* start Listing *

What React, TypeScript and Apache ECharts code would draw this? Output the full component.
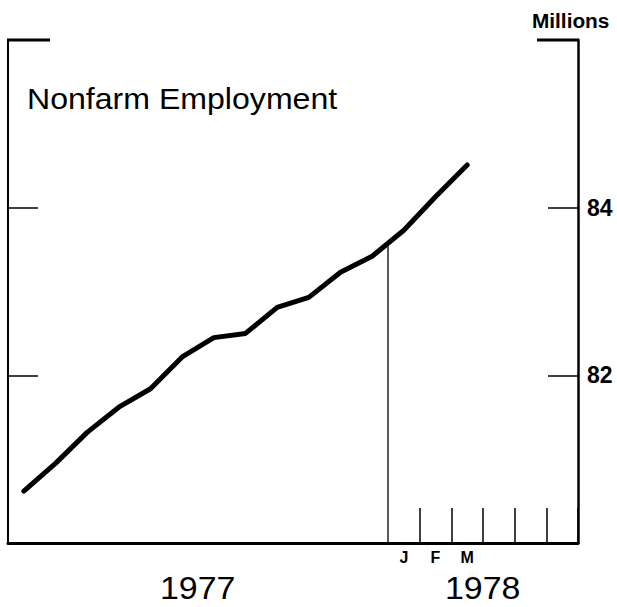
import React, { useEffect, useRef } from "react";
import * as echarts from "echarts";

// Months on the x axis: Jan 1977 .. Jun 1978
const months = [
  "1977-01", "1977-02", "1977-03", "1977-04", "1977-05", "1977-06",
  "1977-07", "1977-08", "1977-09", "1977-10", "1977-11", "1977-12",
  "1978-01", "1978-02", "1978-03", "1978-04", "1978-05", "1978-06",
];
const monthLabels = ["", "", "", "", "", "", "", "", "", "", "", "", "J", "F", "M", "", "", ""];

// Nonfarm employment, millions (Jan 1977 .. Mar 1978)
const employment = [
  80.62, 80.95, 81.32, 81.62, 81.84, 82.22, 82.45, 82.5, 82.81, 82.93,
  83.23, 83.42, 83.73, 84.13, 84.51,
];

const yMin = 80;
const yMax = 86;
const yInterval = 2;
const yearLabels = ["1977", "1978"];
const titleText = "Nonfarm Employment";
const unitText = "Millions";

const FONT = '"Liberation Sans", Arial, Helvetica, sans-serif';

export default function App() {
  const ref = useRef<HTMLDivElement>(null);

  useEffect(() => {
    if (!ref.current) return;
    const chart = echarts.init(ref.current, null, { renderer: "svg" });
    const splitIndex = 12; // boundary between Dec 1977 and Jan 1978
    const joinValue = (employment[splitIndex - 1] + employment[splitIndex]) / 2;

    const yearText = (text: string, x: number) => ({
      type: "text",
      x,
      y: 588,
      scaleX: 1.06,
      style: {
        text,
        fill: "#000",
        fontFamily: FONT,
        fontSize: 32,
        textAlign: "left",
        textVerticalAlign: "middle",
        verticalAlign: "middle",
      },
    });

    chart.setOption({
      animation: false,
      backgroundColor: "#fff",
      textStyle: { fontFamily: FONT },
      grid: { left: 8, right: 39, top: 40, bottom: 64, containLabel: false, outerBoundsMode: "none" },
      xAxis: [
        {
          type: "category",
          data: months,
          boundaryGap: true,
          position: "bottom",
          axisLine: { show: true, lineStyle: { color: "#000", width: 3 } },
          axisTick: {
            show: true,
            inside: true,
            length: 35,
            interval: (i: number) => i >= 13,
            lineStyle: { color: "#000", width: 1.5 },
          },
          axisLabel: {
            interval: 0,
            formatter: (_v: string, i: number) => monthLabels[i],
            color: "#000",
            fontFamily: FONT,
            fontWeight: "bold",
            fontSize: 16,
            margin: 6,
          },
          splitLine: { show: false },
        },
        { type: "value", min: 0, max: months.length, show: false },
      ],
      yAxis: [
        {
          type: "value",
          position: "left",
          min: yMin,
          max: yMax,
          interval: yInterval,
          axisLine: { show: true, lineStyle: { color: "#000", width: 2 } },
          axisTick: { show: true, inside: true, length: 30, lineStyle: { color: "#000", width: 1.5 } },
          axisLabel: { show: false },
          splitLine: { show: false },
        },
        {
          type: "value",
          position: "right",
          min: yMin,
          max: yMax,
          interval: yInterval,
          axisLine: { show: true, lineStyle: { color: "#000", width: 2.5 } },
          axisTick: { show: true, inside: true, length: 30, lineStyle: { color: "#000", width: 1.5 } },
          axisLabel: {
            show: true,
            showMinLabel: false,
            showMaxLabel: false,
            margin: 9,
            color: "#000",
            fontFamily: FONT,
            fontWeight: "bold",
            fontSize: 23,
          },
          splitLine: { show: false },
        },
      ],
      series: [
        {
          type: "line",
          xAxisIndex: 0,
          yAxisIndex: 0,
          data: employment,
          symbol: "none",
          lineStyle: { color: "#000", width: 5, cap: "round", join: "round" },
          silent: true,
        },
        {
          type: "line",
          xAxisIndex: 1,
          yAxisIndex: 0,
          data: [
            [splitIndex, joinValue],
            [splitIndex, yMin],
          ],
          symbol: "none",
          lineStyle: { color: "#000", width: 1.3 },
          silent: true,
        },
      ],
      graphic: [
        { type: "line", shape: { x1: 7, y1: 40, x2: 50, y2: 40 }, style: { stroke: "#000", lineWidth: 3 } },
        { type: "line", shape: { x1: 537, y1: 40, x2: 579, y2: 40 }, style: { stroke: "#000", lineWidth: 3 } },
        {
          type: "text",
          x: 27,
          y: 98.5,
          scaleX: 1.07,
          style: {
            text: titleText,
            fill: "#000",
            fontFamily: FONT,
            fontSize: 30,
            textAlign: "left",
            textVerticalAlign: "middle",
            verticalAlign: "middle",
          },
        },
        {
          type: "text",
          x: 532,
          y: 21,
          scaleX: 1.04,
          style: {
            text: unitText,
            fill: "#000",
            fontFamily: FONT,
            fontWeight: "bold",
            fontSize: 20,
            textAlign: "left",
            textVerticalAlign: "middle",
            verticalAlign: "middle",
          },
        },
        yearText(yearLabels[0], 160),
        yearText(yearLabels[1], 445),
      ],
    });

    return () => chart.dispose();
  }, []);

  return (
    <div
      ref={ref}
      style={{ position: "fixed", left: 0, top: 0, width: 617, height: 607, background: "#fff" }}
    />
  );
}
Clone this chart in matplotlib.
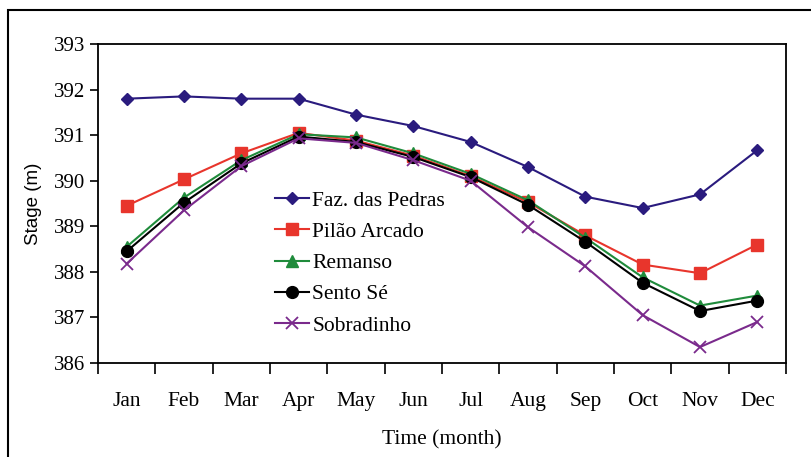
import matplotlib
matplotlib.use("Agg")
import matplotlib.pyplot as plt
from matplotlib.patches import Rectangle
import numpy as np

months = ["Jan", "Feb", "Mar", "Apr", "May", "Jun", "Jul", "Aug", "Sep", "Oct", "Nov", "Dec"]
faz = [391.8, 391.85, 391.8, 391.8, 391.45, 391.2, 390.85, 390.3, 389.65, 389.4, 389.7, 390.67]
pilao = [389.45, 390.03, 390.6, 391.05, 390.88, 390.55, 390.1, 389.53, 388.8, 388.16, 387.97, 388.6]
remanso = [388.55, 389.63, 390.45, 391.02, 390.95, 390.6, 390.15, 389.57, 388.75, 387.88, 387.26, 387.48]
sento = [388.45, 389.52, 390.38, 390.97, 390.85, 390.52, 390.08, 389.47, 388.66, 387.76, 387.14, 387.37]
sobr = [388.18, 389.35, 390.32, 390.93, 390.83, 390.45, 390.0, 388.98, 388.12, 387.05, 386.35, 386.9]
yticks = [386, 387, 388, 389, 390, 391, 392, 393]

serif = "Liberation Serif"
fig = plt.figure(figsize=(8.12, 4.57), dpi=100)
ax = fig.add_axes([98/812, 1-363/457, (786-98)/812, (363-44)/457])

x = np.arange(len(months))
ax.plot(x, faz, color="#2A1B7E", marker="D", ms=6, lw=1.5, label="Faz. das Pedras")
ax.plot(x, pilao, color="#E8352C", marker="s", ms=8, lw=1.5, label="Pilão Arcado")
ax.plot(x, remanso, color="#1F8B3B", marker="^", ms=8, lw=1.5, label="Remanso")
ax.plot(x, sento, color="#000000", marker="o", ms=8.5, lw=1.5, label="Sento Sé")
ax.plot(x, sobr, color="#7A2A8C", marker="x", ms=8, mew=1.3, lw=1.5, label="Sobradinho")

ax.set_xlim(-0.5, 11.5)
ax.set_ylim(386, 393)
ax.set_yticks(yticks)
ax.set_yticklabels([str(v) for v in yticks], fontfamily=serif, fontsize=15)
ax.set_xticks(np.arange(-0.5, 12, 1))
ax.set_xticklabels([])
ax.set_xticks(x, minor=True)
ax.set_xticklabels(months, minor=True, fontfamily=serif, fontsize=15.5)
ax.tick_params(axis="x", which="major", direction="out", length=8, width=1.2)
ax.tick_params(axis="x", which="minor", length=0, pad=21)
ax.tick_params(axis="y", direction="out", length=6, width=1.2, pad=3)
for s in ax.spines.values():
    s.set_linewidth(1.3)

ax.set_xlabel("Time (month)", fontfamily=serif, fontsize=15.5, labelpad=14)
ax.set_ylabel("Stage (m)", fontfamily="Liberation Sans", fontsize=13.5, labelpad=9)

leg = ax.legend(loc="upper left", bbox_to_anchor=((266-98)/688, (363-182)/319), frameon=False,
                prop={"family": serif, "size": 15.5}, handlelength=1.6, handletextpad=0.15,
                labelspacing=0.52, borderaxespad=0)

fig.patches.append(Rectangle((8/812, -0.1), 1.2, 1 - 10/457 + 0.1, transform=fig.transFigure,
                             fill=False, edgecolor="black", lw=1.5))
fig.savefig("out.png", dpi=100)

* end Listing *

Exercise prompt:
Pictures are excluded: retype only the lines from the beginning of the listing above through the line with "const joinValue = (employment[splitIndex", both included.

Full output:
What React, TypeScript and Apache ECharts code would draw this? Output the full component.
import React, { useEffect, useRef } from "react";
import * as echarts from "echarts";

// Months on the x axis: Jan 1977 .. Jun 1978
const months = [
  "1977-01", "1977-02", "1977-03", "1977-04", "1977-05", "1977-06",
  "1977-07", "1977-08", "1977-09", "1977-10", "1977-11", "1977-12",
  "1978-01", "1978-02", "1978-03", "1978-04", "1978-05", "1978-06",
];
const monthLabels = ["", "", "", "", "", "", "", "", "", "", "", "", "J", "F", "M", "", "", ""];

// Nonfarm employment, millions (Jan 1977 .. Mar 1978)
const employment = [
  80.62, 80.95, 81.32, 81.62, 81.84, 82.22, 82.45, 82.5, 82.81, 82.93,
  83.23, 83.42, 83.73, 84.13, 84.51,
];

const yMin = 80;
const yMax = 86;
const yInterval = 2;
const yearLabels = ["1977", "1978"];
const titleText = "Nonfarm Employment";
const unitText = "Millions";

const FONT = '"Liberation Sans", Arial, Helvetica, sans-serif';

export default function App() {
  const ref = useRef<HTMLDivElement>(null);

  useEffect(() => {
    if (!ref.current) return;
    const chart = echarts.init(ref.current, null, { renderer: "svg" });
    const splitIndex = 12; // boundary between Dec 1977 and Jan 1978
    const joinValue = (employment[splitIndex - 1] + employment[splitIndex]) / 2;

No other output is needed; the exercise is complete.